Ando traduciendo el quinto volumen de Príncipe Valiente (con más lentitud de la que me gustaría, porque estoy metido en demasiadas cosas a la vez), y como siempre, aunque me sé de memoria las aventuras del príncipe vikingo, me sorprende como si las viera por vez primera.
Val y Aleta, en la traducción, acaban de llegar a Camelot después de casarse en la Italia saqueada por los vándalos. Unas páginas antes, han recorrido el desierto y han tenido una historia de amor maravillosa de la que hablaré, espero, en el artículo de acompañamiento del volumen.
Lo que me fascina de todo esto es cómo Foster, que ya debía pasar la cincuentena, cuenta la historia de amor como si fuera uno de los enamorados él mismo, llenándola de pasión, dejando a Val en segundo plano y jugando con el argumento para que todos acabemos irremediablemente enamorados de Aleta. Y me fascina que sea tan inteligente como para, constreñido porque la página entera del periódico se le reduce y tiene que sacarse de la manga el anodino Castillo Medieval, sea capaz de hacer avanzar, y mucho, el argumento y potenciar cliffhangers cuando la serie princpal se reduce a seis viñetas, en ocasiones a cinco (¡y hasta a tres!). En este periodo, Príncipe Valiente-la-dominical funciona casi como dos tiras diarias pegadas... y no se nota nada. Y la historia avanza. Y las emociones fluyen. Y los personajes se definen. Y la tensión aumenta. Y la pasión desborda.

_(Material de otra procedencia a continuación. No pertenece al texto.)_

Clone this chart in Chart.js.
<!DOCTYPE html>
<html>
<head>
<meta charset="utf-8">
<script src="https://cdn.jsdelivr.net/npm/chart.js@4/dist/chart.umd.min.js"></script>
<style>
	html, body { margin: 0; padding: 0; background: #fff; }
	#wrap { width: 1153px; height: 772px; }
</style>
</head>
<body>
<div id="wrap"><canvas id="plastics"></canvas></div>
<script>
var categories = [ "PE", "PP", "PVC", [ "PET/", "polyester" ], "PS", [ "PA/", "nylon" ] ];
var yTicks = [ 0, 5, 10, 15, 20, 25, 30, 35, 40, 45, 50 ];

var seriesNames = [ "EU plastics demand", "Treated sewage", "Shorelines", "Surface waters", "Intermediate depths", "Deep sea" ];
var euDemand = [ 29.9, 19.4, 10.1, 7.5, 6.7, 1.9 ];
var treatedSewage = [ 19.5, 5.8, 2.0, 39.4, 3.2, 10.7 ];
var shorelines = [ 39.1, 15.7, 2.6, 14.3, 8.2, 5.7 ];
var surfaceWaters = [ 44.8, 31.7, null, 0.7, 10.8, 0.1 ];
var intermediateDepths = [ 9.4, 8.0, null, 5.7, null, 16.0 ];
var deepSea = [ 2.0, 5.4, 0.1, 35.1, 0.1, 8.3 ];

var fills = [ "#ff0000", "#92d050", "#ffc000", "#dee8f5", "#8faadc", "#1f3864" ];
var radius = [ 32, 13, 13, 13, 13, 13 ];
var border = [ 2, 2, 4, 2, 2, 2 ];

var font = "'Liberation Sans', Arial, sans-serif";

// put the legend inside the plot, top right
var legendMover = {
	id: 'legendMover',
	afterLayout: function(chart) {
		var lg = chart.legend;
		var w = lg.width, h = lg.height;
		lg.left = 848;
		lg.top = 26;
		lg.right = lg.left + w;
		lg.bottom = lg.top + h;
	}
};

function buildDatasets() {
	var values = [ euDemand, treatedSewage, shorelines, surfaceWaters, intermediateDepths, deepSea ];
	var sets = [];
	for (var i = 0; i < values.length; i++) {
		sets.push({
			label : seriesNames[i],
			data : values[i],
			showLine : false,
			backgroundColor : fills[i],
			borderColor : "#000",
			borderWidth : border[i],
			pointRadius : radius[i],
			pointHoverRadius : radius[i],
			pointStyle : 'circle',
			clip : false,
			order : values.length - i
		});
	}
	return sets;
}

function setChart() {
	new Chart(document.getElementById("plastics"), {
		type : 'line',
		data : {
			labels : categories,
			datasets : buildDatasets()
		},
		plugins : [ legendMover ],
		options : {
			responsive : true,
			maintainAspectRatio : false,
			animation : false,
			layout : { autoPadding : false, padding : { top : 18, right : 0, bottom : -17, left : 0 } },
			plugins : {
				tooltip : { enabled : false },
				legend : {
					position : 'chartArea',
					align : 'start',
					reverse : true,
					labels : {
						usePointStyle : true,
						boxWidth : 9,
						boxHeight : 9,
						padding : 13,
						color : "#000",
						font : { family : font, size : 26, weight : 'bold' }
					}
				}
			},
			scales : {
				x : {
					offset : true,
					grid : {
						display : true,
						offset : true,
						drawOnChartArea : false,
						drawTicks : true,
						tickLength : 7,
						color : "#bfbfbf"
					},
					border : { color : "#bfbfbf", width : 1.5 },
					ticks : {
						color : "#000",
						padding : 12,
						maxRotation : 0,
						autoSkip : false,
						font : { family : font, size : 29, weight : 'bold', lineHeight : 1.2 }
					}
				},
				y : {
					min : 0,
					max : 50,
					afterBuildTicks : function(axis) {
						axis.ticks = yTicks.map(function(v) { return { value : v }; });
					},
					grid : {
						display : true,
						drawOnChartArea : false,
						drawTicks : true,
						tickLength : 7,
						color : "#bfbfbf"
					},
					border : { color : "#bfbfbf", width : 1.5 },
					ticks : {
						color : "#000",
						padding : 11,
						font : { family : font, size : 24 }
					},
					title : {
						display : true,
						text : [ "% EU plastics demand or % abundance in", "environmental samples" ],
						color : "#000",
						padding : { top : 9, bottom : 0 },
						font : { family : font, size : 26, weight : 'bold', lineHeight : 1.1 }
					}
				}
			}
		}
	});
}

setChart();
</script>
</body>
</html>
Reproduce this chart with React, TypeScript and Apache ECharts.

Y mientras lo estoy traduciendo voy alucinando con la manera en que Foster va desgranando esa locura de Val y esa paciencia enamorada de Aleta. Y comprendo que la gracia está en el equilibrio perfecto entre la acción dibujada y la acción narrada, en cómo se complementa el texto con la imagen, cómo los personajes se definen por sus gestos (Foster, cada vez más, se convierte en un magnífico director de actores) y cómo se redondea su psicología con las pinceladas escritas.
Para otro tipo de historias, la no utilización de bocadillos lastra la acción (pasó en Flash Gordon y Jungle Jim, por ejemplo, cuando Raymond decidió seguir la técnica). Sin embargo, aquí demuestra que es la fusión perfecta, un estilo que no puede entenderse de otra forma, una historia que no se puede contar de otra manera: usar bocadillos y prescindir de la narración al pie requeriría una velocidad y tal número de viñetas que posiblemente Val y Aleta estarían todavía perdidos en el desierto; escribir directamente una novela prescindiría de los hermosos dibujos, de las lecciones de composición, de luz y anatomía, del juego escénico y la gestualidad de los personajes.
Y, por supuesto, esa simbiosis de texto y dibujo ha dado, como nunca antes y pocas veces después, la riqueza que tiene Prince Valiant y no tienen otras historietas: la psicología de los personajes. Donde los tebeos recurren al arquetipo, Foster crea personajes individualizados, incluso aquellos que sólo van a aparecer en pocas páginas.
Lo cual nos viene a demostrar, una vez más, que Foster no se equivocó cuando decidió contar lo que quería contar de la forma que quiso contarlo, porque era la única manera en que esa historia que quería contar podía ser contada.